Recorded data
+ + + +

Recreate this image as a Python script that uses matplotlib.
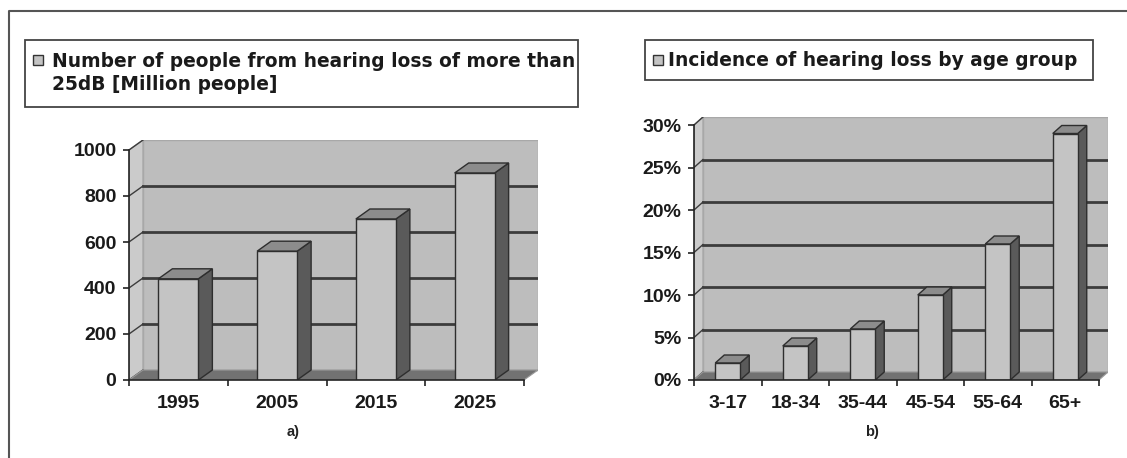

+ + + +

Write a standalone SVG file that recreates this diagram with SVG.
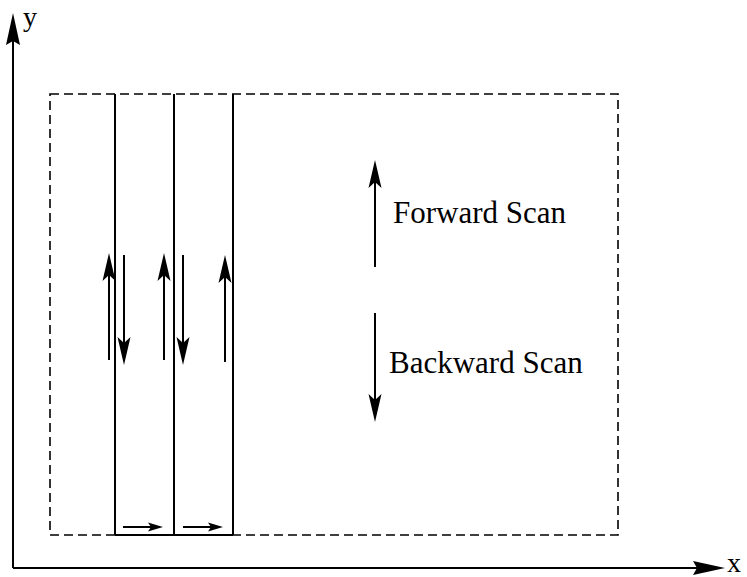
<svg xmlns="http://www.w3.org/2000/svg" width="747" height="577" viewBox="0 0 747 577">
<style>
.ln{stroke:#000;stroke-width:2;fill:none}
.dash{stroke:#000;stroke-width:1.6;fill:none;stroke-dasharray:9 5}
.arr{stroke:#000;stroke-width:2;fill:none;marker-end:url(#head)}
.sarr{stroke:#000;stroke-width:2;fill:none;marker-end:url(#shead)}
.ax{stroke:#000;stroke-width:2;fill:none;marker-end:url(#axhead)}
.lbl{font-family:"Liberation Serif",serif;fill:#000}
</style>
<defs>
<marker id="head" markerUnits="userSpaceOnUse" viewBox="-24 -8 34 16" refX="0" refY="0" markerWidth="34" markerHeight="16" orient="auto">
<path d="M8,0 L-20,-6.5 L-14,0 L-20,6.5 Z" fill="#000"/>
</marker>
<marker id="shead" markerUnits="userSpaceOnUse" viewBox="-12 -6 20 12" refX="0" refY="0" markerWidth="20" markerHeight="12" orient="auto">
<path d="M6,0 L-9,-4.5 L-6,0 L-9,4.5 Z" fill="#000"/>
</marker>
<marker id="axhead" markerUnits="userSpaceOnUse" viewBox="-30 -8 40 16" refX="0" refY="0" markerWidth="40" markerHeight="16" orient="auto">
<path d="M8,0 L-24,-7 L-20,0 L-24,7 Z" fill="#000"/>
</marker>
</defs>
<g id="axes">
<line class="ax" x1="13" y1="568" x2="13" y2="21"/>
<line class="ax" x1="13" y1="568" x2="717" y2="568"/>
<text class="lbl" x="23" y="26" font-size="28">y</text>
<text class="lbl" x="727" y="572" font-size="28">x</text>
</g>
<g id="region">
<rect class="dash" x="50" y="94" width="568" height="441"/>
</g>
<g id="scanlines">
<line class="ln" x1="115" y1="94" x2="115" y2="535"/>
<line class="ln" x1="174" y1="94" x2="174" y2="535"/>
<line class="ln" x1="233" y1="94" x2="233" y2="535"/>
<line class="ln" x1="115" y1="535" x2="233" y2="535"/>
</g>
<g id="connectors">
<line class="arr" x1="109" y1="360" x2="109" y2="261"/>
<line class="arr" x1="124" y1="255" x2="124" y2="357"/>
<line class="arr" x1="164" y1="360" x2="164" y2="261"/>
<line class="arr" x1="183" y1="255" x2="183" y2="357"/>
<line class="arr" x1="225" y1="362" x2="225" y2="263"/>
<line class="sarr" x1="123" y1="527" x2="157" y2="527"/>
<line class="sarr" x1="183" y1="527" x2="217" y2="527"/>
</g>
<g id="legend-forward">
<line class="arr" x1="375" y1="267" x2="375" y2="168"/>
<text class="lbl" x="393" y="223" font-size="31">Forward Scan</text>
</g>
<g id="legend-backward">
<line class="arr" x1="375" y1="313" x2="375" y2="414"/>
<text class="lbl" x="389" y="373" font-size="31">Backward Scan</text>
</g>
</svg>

+ + + +

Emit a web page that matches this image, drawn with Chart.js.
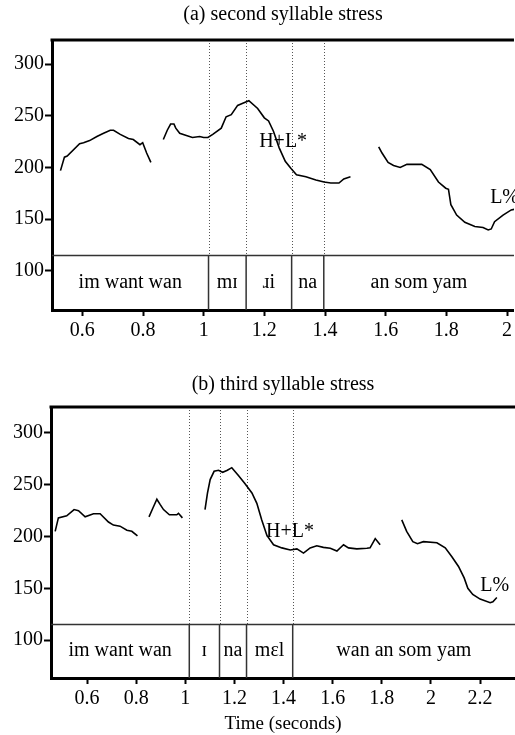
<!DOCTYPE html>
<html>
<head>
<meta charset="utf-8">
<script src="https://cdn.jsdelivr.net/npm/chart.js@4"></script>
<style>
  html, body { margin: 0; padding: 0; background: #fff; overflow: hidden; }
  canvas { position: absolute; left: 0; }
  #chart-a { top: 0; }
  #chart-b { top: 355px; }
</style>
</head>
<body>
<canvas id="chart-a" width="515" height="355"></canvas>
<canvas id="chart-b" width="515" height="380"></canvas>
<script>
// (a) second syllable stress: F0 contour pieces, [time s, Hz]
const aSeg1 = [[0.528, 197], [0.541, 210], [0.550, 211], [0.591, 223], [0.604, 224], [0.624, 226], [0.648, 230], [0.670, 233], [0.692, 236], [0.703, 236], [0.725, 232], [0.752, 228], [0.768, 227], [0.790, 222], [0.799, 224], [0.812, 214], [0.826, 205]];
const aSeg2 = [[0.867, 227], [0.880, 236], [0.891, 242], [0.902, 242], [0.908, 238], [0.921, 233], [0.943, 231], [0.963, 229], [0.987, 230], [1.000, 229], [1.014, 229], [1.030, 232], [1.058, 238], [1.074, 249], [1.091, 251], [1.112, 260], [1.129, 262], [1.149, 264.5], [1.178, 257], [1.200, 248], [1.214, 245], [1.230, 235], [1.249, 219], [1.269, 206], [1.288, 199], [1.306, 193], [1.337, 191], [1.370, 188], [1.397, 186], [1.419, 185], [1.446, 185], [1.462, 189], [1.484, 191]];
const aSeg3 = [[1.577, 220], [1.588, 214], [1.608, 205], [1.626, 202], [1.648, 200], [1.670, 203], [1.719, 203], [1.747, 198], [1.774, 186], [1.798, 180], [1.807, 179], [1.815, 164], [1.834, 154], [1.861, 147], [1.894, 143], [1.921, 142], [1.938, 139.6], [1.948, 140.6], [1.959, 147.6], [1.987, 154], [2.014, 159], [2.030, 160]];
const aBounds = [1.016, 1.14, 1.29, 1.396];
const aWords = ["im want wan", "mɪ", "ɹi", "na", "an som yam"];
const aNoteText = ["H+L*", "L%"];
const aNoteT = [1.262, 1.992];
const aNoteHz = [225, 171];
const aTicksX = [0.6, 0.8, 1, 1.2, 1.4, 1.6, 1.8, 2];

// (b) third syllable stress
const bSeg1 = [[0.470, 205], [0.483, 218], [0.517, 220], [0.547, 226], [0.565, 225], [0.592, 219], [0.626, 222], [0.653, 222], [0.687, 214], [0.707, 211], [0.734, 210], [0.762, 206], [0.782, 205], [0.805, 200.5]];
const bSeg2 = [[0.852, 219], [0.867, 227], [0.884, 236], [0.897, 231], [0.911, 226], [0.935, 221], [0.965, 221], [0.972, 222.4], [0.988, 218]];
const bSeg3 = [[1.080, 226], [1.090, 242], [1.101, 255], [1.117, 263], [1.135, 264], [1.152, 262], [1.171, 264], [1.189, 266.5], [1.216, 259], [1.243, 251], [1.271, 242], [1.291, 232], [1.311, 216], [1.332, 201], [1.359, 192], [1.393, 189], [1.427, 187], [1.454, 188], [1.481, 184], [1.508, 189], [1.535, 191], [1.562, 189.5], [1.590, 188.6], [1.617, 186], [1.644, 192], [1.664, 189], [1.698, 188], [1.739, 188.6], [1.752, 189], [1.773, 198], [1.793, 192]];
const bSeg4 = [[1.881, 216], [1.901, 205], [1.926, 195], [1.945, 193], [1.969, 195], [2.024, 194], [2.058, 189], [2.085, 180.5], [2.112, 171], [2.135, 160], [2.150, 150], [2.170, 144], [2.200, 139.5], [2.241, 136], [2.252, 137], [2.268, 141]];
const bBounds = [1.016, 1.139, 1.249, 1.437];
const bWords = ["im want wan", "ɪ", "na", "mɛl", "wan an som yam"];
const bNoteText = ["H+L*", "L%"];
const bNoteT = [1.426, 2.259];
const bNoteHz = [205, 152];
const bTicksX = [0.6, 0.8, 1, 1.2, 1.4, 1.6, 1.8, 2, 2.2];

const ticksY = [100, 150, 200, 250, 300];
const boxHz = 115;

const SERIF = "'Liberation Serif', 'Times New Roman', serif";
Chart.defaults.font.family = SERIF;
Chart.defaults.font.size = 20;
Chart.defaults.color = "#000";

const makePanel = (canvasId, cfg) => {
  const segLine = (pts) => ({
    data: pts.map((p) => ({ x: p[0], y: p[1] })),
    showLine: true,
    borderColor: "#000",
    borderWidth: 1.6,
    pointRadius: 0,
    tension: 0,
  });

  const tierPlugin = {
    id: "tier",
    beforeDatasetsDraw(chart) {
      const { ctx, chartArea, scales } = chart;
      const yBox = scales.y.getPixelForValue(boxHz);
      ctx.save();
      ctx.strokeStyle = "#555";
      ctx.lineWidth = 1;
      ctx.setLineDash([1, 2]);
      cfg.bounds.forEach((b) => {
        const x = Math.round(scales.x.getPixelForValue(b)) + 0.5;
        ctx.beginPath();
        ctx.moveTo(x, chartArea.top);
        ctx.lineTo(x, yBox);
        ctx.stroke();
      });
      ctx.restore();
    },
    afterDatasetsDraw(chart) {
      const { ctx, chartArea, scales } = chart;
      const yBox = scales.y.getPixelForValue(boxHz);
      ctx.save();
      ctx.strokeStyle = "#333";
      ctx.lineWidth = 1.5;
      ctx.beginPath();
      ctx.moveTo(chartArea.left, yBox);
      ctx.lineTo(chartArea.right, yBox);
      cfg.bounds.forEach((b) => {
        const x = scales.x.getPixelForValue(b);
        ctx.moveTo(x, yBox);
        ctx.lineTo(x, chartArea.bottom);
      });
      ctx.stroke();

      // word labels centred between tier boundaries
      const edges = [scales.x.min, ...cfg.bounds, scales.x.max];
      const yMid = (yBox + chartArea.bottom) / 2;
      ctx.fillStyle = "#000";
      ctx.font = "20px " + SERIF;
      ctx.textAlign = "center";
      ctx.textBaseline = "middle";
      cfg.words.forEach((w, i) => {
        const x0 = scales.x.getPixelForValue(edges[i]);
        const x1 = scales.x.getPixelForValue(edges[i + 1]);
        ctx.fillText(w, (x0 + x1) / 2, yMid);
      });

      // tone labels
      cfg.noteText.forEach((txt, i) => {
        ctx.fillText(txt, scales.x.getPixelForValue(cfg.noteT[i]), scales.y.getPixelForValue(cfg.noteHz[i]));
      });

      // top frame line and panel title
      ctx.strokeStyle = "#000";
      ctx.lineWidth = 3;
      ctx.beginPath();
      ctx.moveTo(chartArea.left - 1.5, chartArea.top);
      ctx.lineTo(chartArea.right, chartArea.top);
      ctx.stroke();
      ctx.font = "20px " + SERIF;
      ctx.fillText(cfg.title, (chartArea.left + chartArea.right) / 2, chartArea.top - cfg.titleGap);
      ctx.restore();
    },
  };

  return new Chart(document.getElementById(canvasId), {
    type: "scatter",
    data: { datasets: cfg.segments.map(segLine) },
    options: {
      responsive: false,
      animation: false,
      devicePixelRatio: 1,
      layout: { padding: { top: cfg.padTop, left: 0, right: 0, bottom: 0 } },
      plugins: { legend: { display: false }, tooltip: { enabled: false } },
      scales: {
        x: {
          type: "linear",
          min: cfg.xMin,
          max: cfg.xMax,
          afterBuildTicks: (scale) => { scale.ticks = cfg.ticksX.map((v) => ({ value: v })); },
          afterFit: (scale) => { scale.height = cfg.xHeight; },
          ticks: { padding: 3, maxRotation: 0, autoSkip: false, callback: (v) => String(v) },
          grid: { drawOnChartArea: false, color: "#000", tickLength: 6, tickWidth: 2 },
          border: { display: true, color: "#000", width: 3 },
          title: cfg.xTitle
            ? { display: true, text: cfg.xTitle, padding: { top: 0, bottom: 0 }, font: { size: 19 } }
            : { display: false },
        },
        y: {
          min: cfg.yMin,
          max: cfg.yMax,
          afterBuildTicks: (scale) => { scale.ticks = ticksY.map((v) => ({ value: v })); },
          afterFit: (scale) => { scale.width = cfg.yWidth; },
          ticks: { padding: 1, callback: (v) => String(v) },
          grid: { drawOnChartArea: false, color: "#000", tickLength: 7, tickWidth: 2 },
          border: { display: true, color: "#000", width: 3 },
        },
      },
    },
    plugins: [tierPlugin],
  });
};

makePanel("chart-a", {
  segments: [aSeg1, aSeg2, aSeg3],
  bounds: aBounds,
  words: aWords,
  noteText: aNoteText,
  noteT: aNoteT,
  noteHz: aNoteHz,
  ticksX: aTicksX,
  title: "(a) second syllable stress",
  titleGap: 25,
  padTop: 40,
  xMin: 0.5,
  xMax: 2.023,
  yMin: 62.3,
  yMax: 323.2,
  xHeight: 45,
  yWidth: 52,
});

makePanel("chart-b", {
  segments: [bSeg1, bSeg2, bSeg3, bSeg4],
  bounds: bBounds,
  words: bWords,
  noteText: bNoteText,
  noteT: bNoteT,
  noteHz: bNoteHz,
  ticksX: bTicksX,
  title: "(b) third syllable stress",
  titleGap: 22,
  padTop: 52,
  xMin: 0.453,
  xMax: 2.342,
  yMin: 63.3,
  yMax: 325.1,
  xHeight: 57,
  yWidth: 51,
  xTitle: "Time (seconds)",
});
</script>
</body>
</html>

+ + + +

To be done
Return each line in the records that holds the string "script".

Written answer
Recreate this image as a Python script that uses matplotlib.
<script src="https://cdn.jsdelivr.net/npm/chart.js@4"></script>
<script>
</script>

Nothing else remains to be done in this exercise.